2011年10月18日

哲学の結果性

実証的知識を積み重ねる事にしか哲学的確信を仮設する有効な手だてはない。
 孔子の「学ぶに如かず」、はこの形而上学の根っからの仮の宿りさを各時代水準の知識人へまかせる故に善意を思う悟りだったはず。
 カント的定義での実践理性といったものは、より現実に即せば機転でしかないだろう。この質は教養度としての哲学からきた判断力か理解による。本の虫という揶揄語では機転のなさの原因が知識の有無かまで言及されていない。つまり、この語は知識量の少ない者が多すぎる者を誤解したと考えられる。同様の諺に馬鹿は高い所へ登りたがる、がある。これらの揶揄語とはあらわれた時代と風俗背景を含む誹謗の意図を裏読みしない限り、歪められた事実への解釈が、社会習性としての確証偏見から同語族へ伝播してしまう傾向をもつ。
 理性と知性に大きな違いはない。それらは総体としての判断と、個別のそれとへ少し工夫された言い方でしかなく、場合によっては感情とか感性といういいかたで示されたがっている特定の表示や内面も同じ。

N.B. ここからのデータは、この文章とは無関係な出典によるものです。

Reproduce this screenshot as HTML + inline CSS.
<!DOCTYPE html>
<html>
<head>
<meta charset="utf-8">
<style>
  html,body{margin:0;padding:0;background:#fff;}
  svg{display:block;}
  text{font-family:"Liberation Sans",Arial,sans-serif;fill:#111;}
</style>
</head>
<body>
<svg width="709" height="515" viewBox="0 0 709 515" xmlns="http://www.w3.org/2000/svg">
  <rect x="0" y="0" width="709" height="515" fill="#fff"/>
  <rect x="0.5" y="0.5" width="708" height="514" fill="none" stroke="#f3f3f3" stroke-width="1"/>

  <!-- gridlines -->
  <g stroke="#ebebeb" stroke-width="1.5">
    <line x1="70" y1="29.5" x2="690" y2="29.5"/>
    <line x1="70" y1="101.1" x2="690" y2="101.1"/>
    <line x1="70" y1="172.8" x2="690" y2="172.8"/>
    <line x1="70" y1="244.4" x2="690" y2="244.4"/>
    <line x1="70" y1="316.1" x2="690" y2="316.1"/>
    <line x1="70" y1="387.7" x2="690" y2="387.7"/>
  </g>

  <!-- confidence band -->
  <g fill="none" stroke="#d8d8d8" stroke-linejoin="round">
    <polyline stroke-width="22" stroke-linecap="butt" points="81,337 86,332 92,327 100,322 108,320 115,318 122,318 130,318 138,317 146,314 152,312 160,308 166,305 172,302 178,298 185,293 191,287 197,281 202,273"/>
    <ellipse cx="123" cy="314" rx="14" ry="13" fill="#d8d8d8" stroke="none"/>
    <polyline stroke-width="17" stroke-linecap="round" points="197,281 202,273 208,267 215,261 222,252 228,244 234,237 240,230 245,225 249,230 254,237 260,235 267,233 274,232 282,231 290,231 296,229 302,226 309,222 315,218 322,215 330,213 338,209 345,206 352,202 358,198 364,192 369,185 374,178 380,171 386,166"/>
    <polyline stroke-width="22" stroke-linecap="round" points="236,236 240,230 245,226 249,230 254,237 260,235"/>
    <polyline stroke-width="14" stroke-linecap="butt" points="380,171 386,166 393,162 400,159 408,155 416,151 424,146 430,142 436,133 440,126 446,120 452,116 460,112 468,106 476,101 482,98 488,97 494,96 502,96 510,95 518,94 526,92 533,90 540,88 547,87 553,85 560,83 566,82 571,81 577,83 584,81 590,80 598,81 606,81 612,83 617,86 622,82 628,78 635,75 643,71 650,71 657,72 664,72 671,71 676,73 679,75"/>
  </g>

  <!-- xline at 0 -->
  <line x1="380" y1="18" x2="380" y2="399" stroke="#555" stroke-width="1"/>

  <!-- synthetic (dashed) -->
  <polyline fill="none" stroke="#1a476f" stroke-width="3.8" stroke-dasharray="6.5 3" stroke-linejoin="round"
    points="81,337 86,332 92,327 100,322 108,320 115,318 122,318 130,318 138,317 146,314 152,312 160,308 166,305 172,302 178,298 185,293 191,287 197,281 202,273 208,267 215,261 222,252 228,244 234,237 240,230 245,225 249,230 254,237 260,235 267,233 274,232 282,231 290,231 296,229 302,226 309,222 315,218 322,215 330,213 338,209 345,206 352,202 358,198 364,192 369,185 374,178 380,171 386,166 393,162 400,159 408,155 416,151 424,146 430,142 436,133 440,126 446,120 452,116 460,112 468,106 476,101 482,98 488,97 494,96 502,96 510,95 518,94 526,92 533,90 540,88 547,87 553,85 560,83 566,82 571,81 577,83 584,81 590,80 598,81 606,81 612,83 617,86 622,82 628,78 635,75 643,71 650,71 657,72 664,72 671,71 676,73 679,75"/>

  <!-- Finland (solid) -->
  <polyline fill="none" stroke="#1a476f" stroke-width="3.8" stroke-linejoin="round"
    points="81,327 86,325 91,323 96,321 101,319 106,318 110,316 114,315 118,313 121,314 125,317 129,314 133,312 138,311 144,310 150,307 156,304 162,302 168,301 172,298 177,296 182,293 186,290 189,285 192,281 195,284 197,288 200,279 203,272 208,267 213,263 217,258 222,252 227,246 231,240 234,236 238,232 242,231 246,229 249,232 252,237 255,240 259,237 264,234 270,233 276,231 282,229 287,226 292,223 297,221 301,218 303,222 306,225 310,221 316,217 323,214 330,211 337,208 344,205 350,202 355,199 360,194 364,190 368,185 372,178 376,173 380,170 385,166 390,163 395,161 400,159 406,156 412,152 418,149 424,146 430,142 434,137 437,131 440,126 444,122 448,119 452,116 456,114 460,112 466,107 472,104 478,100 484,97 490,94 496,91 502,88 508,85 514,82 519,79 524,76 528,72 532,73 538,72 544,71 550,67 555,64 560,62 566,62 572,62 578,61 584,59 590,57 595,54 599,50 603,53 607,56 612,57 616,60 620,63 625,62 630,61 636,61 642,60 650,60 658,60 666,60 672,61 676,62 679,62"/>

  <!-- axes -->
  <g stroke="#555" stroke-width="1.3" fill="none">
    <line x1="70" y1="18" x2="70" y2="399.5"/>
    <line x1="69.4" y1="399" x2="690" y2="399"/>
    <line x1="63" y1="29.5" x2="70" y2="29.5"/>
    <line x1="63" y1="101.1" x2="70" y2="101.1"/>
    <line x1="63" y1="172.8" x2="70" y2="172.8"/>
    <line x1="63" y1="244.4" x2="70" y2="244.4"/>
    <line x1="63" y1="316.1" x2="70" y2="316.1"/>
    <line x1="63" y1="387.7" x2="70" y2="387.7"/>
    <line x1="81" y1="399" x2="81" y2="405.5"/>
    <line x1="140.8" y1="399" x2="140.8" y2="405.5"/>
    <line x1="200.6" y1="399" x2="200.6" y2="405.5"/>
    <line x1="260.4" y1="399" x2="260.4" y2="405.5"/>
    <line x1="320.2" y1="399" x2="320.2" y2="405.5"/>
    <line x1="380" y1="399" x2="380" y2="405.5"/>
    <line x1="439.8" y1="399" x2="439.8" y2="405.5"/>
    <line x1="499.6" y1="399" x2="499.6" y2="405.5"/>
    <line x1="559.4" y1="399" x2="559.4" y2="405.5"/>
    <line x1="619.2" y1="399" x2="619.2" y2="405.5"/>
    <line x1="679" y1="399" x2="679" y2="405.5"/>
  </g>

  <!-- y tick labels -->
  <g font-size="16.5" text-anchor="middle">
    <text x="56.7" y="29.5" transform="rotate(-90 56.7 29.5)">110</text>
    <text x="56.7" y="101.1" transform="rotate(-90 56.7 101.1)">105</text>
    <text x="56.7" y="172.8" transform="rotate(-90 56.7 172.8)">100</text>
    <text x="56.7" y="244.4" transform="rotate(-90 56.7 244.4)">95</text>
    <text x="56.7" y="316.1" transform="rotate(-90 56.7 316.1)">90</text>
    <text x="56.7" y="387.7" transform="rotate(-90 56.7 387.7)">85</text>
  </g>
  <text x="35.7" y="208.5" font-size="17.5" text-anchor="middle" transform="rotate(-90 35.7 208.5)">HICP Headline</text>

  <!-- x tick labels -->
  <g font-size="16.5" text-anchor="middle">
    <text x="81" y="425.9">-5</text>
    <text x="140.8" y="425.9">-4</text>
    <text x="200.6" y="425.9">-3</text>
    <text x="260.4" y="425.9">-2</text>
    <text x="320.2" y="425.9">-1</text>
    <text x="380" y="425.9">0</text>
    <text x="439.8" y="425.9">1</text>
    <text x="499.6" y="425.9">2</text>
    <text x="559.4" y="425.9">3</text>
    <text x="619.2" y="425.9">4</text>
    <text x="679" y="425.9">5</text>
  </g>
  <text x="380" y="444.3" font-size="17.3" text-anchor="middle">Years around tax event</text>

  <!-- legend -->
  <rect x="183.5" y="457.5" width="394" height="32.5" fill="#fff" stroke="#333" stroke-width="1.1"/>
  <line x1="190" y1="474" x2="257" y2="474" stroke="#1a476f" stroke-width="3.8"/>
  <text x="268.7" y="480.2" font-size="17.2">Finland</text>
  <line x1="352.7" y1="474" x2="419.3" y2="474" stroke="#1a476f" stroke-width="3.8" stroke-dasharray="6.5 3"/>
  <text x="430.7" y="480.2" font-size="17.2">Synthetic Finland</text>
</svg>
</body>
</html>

 純粋理性と実践理性、判断力というカント語の上には言葉遊びか、言葉の定義、言葉遣いでの遠回りがある。真善美は同じ能力の側面でしかない、とはより緻密にいえば才の差、違いでしかない。自然が能え励ました才には多様さがあるが、そのどれもやはり。ギリシア語でareteといわれる能や徳と訳されることが多いもの、はもともとこの才の有無への日常語だったか。

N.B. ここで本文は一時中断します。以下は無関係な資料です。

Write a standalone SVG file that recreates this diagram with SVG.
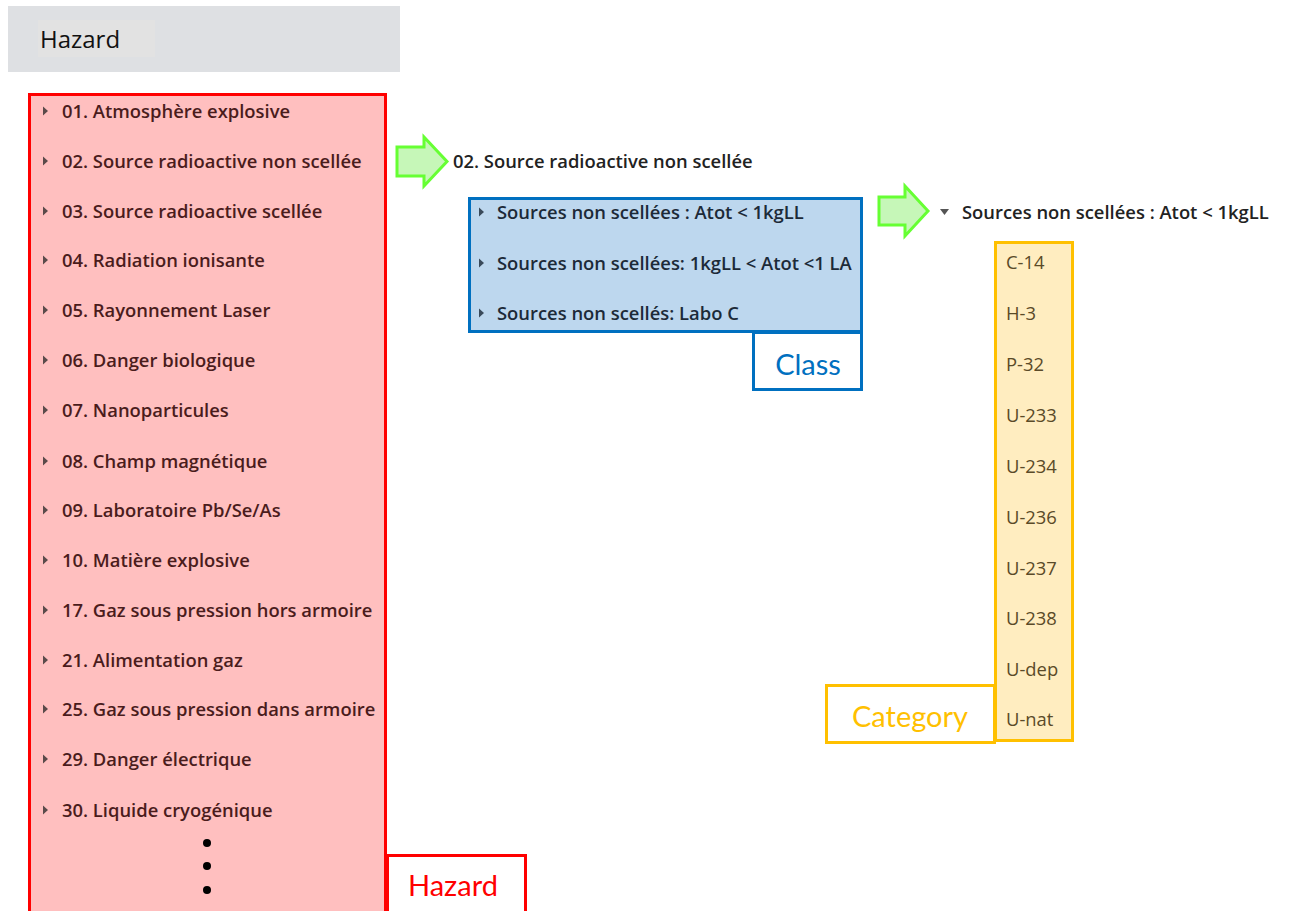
<svg xmlns="http://www.w3.org/2000/svg" width="1289" height="911" viewBox="0 0 1289 911">
<style>
.it{font-family:"Open Sans","Noto Sans",sans-serif;font-size:18.4px;font-weight:600;dominant-baseline:central}
.hz{fill:#4a1c1c}
.cl{fill:#1c2a38}
.ca{font-family:"Open Sans","Noto Sans",sans-serif;font-size:18.4px;fill:#5a4a28;dominant-baseline:central}
.lbl{font-family:"Lato","Open Sans",sans-serif;font-size:29px}
.tri{fill:#5a4a4a}
.arrow{fill:#c6f7b8;stroke:#66ff33;stroke-width:3;stroke-linejoin:miter}
</style>
<defs>
<path id="tr" d="M0,-4.500 L5,0 L0,4.500 Z"/>
</defs>
<rect width="1289" height="911" fill="#ffffff"/>
<g id="header">
<rect x="8" y="6" width="392" height="66" fill="#dee0e3"/>
<rect x="38" y="20" width="117" height="37" fill="#e2e2e2"/>
<text x="40" y="48" font-family="Open Sans, Noto Sans, sans-serif" font-size="24" fill="#111">Hazard</text>
</g>
<g id="hazard-list">
<rect x="29.500" y="94.500" width="356" height="830" fill="#ffbfbf" stroke="#ff0000" stroke-width="3"/>
<g class="tri">
<use href="#tr" x="43" y="111"/><use href="#tr" x="43" y="161"/><use href="#tr" x="43" y="211"/><use href="#tr" x="43" y="260"/><use href="#tr" x="43" y="310"/><use href="#tr" x="43" y="360"/><use href="#tr" x="43" y="410"/><use href="#tr" x="43" y="461"/><use href="#tr" x="43" y="510"/><use href="#tr" x="43" y="560"/><use href="#tr" x="43" y="610"/><use href="#tr" x="43" y="660"/><use href="#tr" x="43" y="709"/><use href="#tr" x="43" y="759"/><use href="#tr" x="43" y="810"/>
</g>
<text class="it hz" x="62" y="110">01. Atmosphère explosive</text>
<text class="it hz" x="62" y="160">02. Source radioactive non scellée</text>
<text class="it hz" x="62" y="210">03. Source radioactive scellée</text>
<text class="it hz" x="62" y="259">04. Radiation ionisante</text>
<text class="it hz" x="62" y="309">05. Rayonnement Laser</text>
<text class="it hz" x="62" y="359">06. Danger biologique</text>
<text class="it hz" x="62" y="409">07. Nanoparticules</text>
<text class="it hz" x="62" y="460">08. Champ magnétique</text>
<text class="it hz" x="62" y="509">09. Laboratoire Pb/Se/As</text>
<text class="it hz" x="62" y="559">10. Matière explosive</text>
<text class="it hz" x="62" y="609">17. Gaz sous pression hors armoire</text>
<text class="it hz" x="62" y="659">21. Alimentation gaz</text>
<text class="it hz" x="62" y="708">25. Gaz sous pression dans armoire</text>
<text class="it hz" x="62" y="758">29. Danger électrique</text>
<text class="it hz" x="62" y="809">30. Liquide cryogénique</text>
<circle cx="207" cy="843" r="4" fill="#000"/>
<circle cx="207" cy="866" r="4" fill="#000"/>
<circle cx="207" cy="890" r="4" fill="#000"/>
</g>
<g id="hazard-label">
<rect x="387.500" y="855.500" width="138" height="70" fill="#ffffff" stroke="#ff0000" stroke-width="3"/>
<text class="lbl" x="408" y="896" fill="#ff0000">Hazard</text>
</g>
<g id="connectors">
<path class="arrow" d="M397,147 L424,147 L424,137 L447,161.500 L424,186 L424,176 L397,176 Z"/>
<path class="arrow" d="M879,197 L905,197 L905,186 L928,211 L905,236 L905,225 L879,225 Z"/>
</g>
<g id="selected-hazard">
<text class="it" x="453" y="160" fill="#222">02. Source radioactive non scellée</text>
</g>
<g id="class-list">
<rect x="469.500" y="198.500" width="392" height="133" fill="#bdd7ee" stroke="#0070c0" stroke-width="3"/>
<g fill="#3a4a5a">
<use href="#tr" x="479" y="212"/><use href="#tr" x="479" y="263"/><use href="#tr" x="479" y="313"/>
</g>
<text class="it cl" x="497" y="211">Sources non scellées : Atot &lt; 1kgLL</text>
<text class="it cl" x="497" y="262">Sources non scellées: 1kgLL &lt; Atot &lt;1 LA</text>
<text class="it cl" x="497" y="312">Sources non scellés: Labo C</text>
</g>
<g id="class-label">
<rect x="753.500" y="332.500" width="108" height="57" fill="#ffffff" stroke="#0070c0" stroke-width="3"/>
<text class="lbl" x="808" y="375" fill="#0070c0" text-anchor="middle">Class</text>
</g>
<g id="selected-class">
<path d="M940,209 L949,209 L944.500,215 Z" fill="#555"/>
<text class="it" x="962" y="211" fill="#222">Sources non scellées : Atot &lt; 1kgLL</text>
</g>
<g id="category-list">
<rect x="995.500" y="242.500" width="77" height="498" fill="#ffedc0" stroke="#ffc000" stroke-width="3"/>
<text class="ca" x="1006" y="261">C-14</text>
<text class="ca" x="1006" y="312">H-3</text>
<text class="ca" x="1006" y="363">P-32</text>
<text class="ca" x="1006" y="414">U-233</text>
<text class="ca" x="1006" y="465">U-234</text>
<text class="ca" x="1006" y="516">U-236</text>
<text class="ca" x="1006" y="567">U-237</text>
<text class="ca" x="1006" y="617">U-238</text>
<text class="ca" x="1006" y="668">U-dep</text>
<text class="ca" x="1006" y="718">U-nat</text>
</g>
<g id="category-label">
<rect x="826.500" y="685.500" width="168" height="57" fill="#ffffff" stroke="#ffc000" stroke-width="3"/>
<text class="lbl" x="910" y="727" fill="#ffc000" text-anchor="middle">Category</text>
</g>
</svg>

 より少ない知識人の哲学は、小さな侭だろう。そしてかれらの芸術も、同時代水準から偉大になりがたい。すべてのhomo sapienceは徐々に才の拡大へ向け世代ごと歩んでいる。こうして、天才とよばれてきた個性は抜群さの名辞で、かれらの程度も集団とその歴史による。無知の知は、無知に無自覚な集団にあっての最善の方法論だったとしてもその程が偏差値化されたり、日々試され使われえる文明下では常識や各人格の否応ない前提でしかなくなる。これはまた善意志が厳密には後知恵でしかありえない、と恐ろしい人間界の真相を穿っている。だからすべて、人間には善悪と見立てられえるあらゆる表象が混在しており、善人も悪人もなく彼らには才の格差だけがいつも浮動している。これは裁判が集団利益の産物でしかない、としらせる点で強い利他主義者にとって危機迫る認識でもあるが少なくとも、弁護や裁判官試験とその職務の為の才の有無は決して否定しないだろう。